Kedua, Penerangan makna lafadh atau kalimat atau ayat yang membutuhkan penjelasannya. Yang demikian ini banyak dalam ayat-ayat yang mujmal (global), ammah (umum), atau muthlaq. Maka datanglah As-Sunnah menjelaskan yang mujmal, mengkhususkan yang umum, dan membatasi yang muthlaq. Yang demikian ini semuanya terjadi dengan perkataan beliau shallallaahu ‘alaihi wasallam sebagaimana terjadi pula dengan perbuatan dan taqrir beliau.

Pentingnya As-Sunnah untuk Memahami Al-Qur’an dan Contoh-Contohnya

Firman Allah ta’ala :

”Pencuri laki-laki dan perempuan, potonglah tangan mereka….” [QS. Al-Maaidah : 38].

Ayat ini merupakan contoh yang baik dalam masalah ini, karena kata pencuri dalam ayat ini bersifat muthlaq. Demikian pula dengan tangan.
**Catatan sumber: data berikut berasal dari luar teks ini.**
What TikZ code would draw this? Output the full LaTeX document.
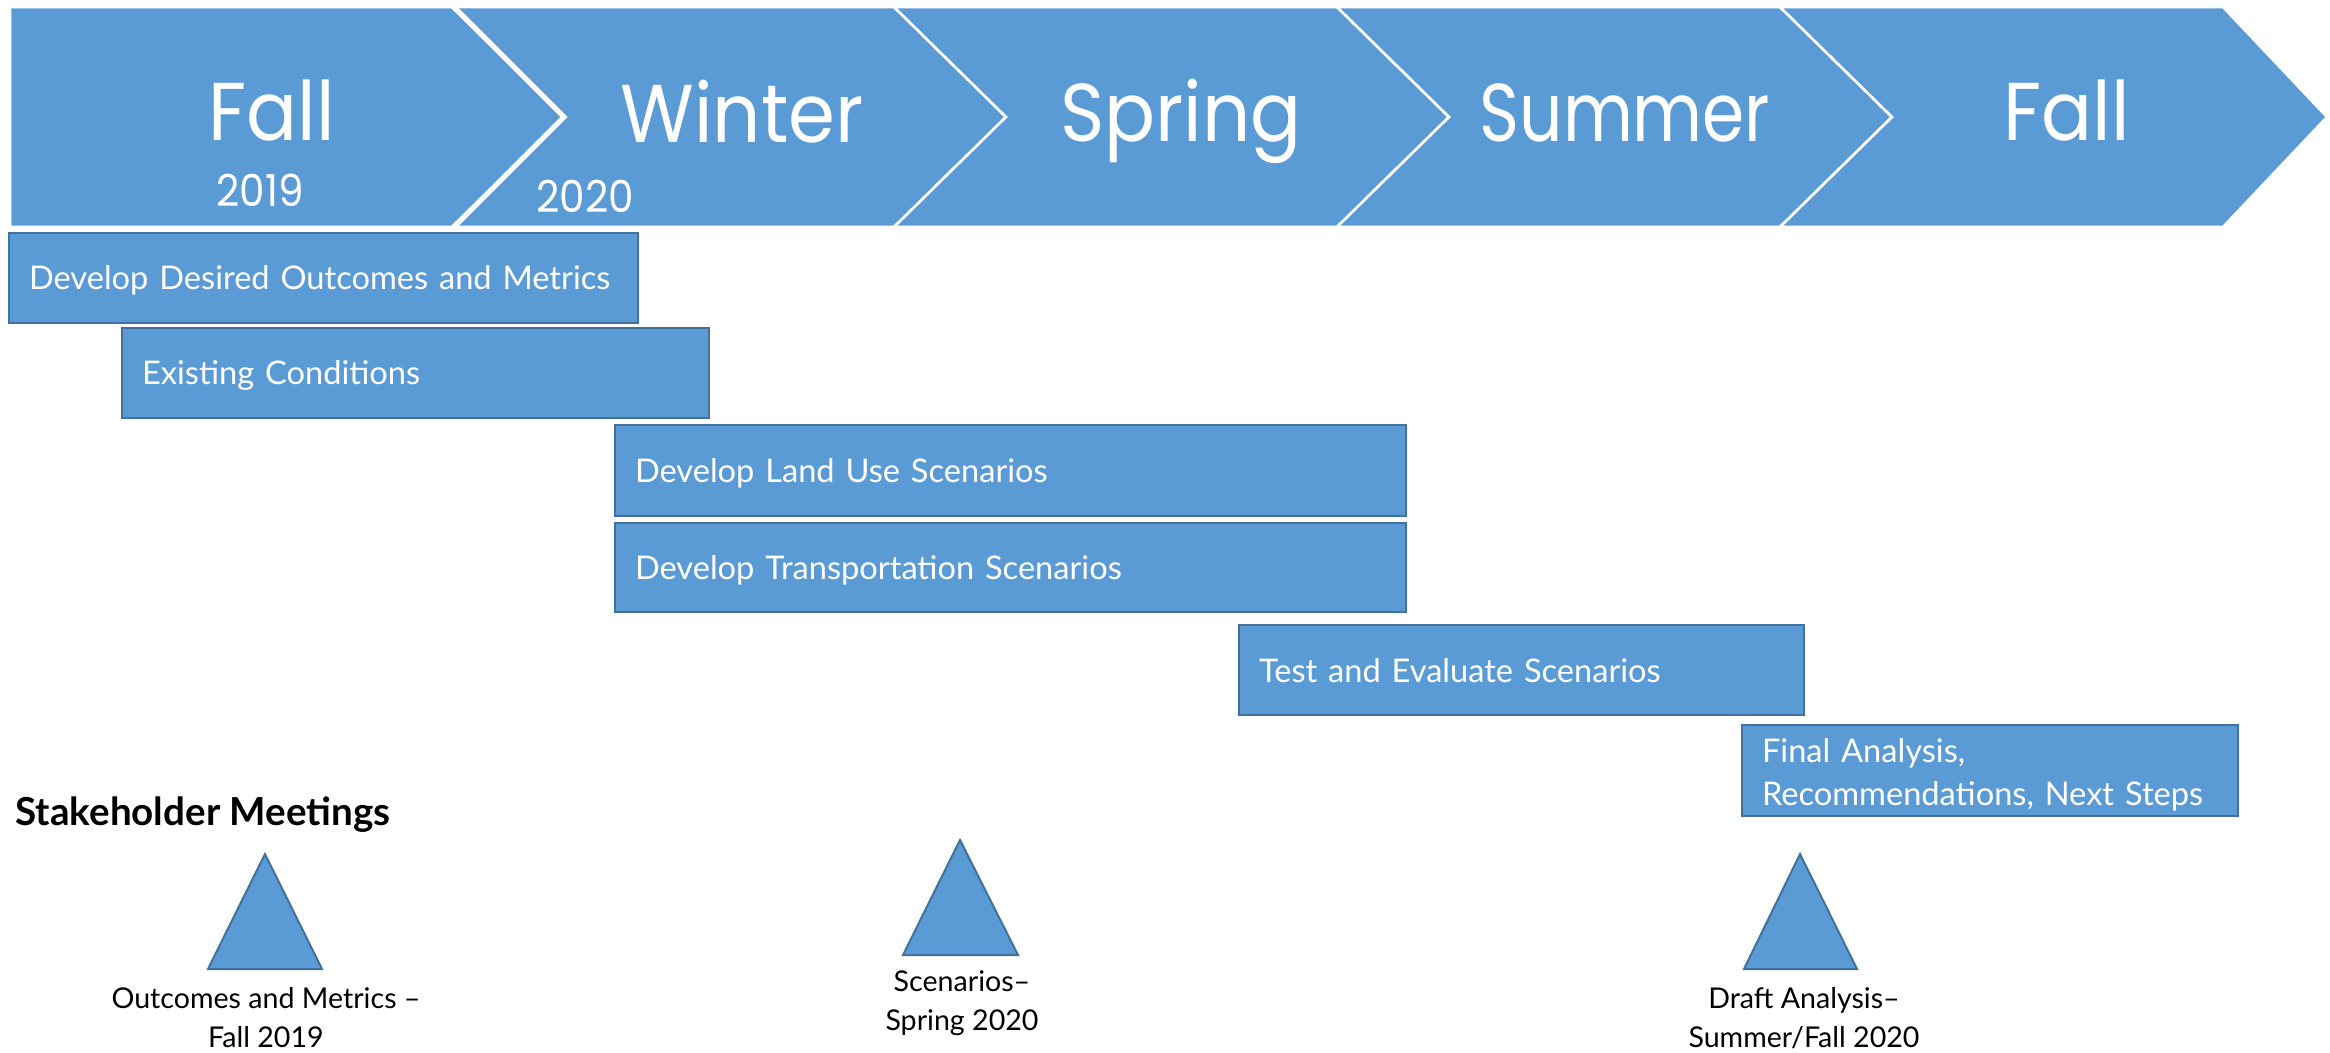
\documentclass[tikz,border=0pt]{standalone}
\usepackage{fontspec}
\setmainfont{Lato}
\newfontfamily\headfont{Poppins}[FakeStretch=0.92]
\definecolor{blue1}{HTML}{5B9BD5}
\definecolor{edge1}{HTML}{41719C}
\begin{document}
\begin{tikzpicture}[x=0.5pt,y=-0.5pt,
 chev/.style={fill=blue1, draw=white, line width=1.3pt, line join=miter},
 season/.style={text=white, font=\headfont\fontsize{41}{48}\selectfont, anchor=base, inner sep=0pt},
 year/.style={text=white, font=\headfont\fontsize{22}{26}\selectfont, anchor=base, inner sep=0pt},
 task/.style={draw=edge1, fill=blue1, line width=1.2pt, text=white, font=\fontsize{16.3}{21.5}\selectfont, align=left, inner xsep=10pt, inner ysep=0pt, text height=12pt, text depth=0pt},
 tri/.style={fill=blue1, draw=edge1, line width=1pt, line join=miter},
 meet/.style={font=\fontsize{14.3}{19.5}\selectfont, align=center, inner sep=0pt}]
\useasboundingbox (0,0) rectangle (2330,1053);
% chevrons
\filldraw[chev] (10,7) -- (452,7) -- (564,117) -- (452,227) -- (10,227) -- cycle;
\filldraw[chev] (452,7) -- (894,7) -- (1006,117) -- (894,227) -- (452,227) -- (564,117) -- cycle;
\filldraw[chev] (894,7) -- (1337,7) -- (1449,117) -- (1337,227) -- (894,227) -- (1006,117) -- cycle;
\filldraw[chev] (1337,7) -- (1780,7) -- (1892,117) -- (1780,227) -- (1337,227) -- (1449,117) -- cycle;
\filldraw[chev] (1780,7) -- (2223,7) -- (2327,117) -- (2223,227) -- (1780,227) -- (1892,117) -- cycle;
\draw[white, line width=2.5pt] (452,5) -- (564,117) -- (452,229);
% season labels
\node[season] (s1) at (272,141) {Fall};
\node[year] (y1) at (260,207) {2019};
\node[season] (s2) at (742,143) {Winter};
\node[year] (y2) at (585,213) {2020};
\node[season] (s3) at (1181,142) {Spring};
\node[season] (s4) at (1625,142) {\scalebox{0.9}[1]{Summer}};
\node[season] (s5) at (2067,141) {Fall};
% tasks
\node[task, minimum width=314.5pt, minimum height=45pt, text width=294.5pt] (b1) at (323.5,278) {\mbox{Develop Desired Outcomes and Metrics}};
\node[task, minimum width=293.5pt, minimum height=45pt, text width=273.5pt] (b2) at (415.5,373) {\mbox{Existing Conditions}};
\node[task, minimum width=395.5pt, minimum height=45.5pt, text width=375.5pt] (b3) at (1010.5,470.5) {\mbox{Develop Land Use Scenarios}};
\node[task, minimum width=395.5pt, minimum height=44.5pt, text width=375.5pt] (b4) at (1010.5,567.5) {\mbox{Develop Transportation Scenarios}};
\node[task, minimum width=282.5pt, minimum height=45pt, text width=262.5pt] (b5) at (1521.5,670) {\mbox{Test and Evaluate Scenarios}};
\node[task, minimum width=248pt, minimum height=45.5pt, text width=228pt, text depth=20.5pt] (b6) at (1990,770.5) {\mbox{Final Analysis,}\\\mbox{Recommendations, Next Steps}};
% stakeholder meetings
\node[font=\bfseries\fontsize{19.3}{23}\selectfont, anchor=base west, inner sep=0pt] (sm) at (15,825) {Stakeholder Meetings};
\filldraw[tri] (208,969) -- (265,854) -- (322,969) -- cycle;
\filldraw[tri] (903,955) -- (960,840) -- (1018,955) -- cycle;
\filldraw[tri] (1744,969) -- (1800,854) -- (1857,969) -- cycle;
\node[meet] (m1) at (266,1018) {Outcomes and Metrics –\\Fall 2019};
\node[meet] (m2) at (962,1003) {Scenarios–\\Spring 2020};
\node[meet] (m3) at (1804,1018) {Draft Analysis–\\Summer/Fall 2020};
\end{tikzpicture}
\end{document}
Jadi, sunnah qauliyah menerangkan yang pertama (yaitu pencuri) dengan membatasi pencuri yang mencuri ¼ dinar dengan sabda beliau shallallaahu ‘alaihi wasallam :

”Tidak dipotong tangan kecuali mencapai ¼ dinar atau lebih” [Diriwayatkan oleh Al- Bukhari dan Muslim].

Sebagaimana sunnah menerangkan maksud “tangan” dengan perbuatan beliau shallallaahu ‘alaihi wasallam, perbuatan shahabatnya, dan ijma’ bahwa mereka dahulu memotong tangan pencuri pada batas pergelangan, sebagaimana telah dikenal dalam kitab-kitab hadits.

Demikian pula ketika sunnah qauliyyah menerangkan ayat tentang tayamum :

”Usaplah pada wajah-wajah dan tangan-tangan kalian….” [QS. Al-Maidah : 6].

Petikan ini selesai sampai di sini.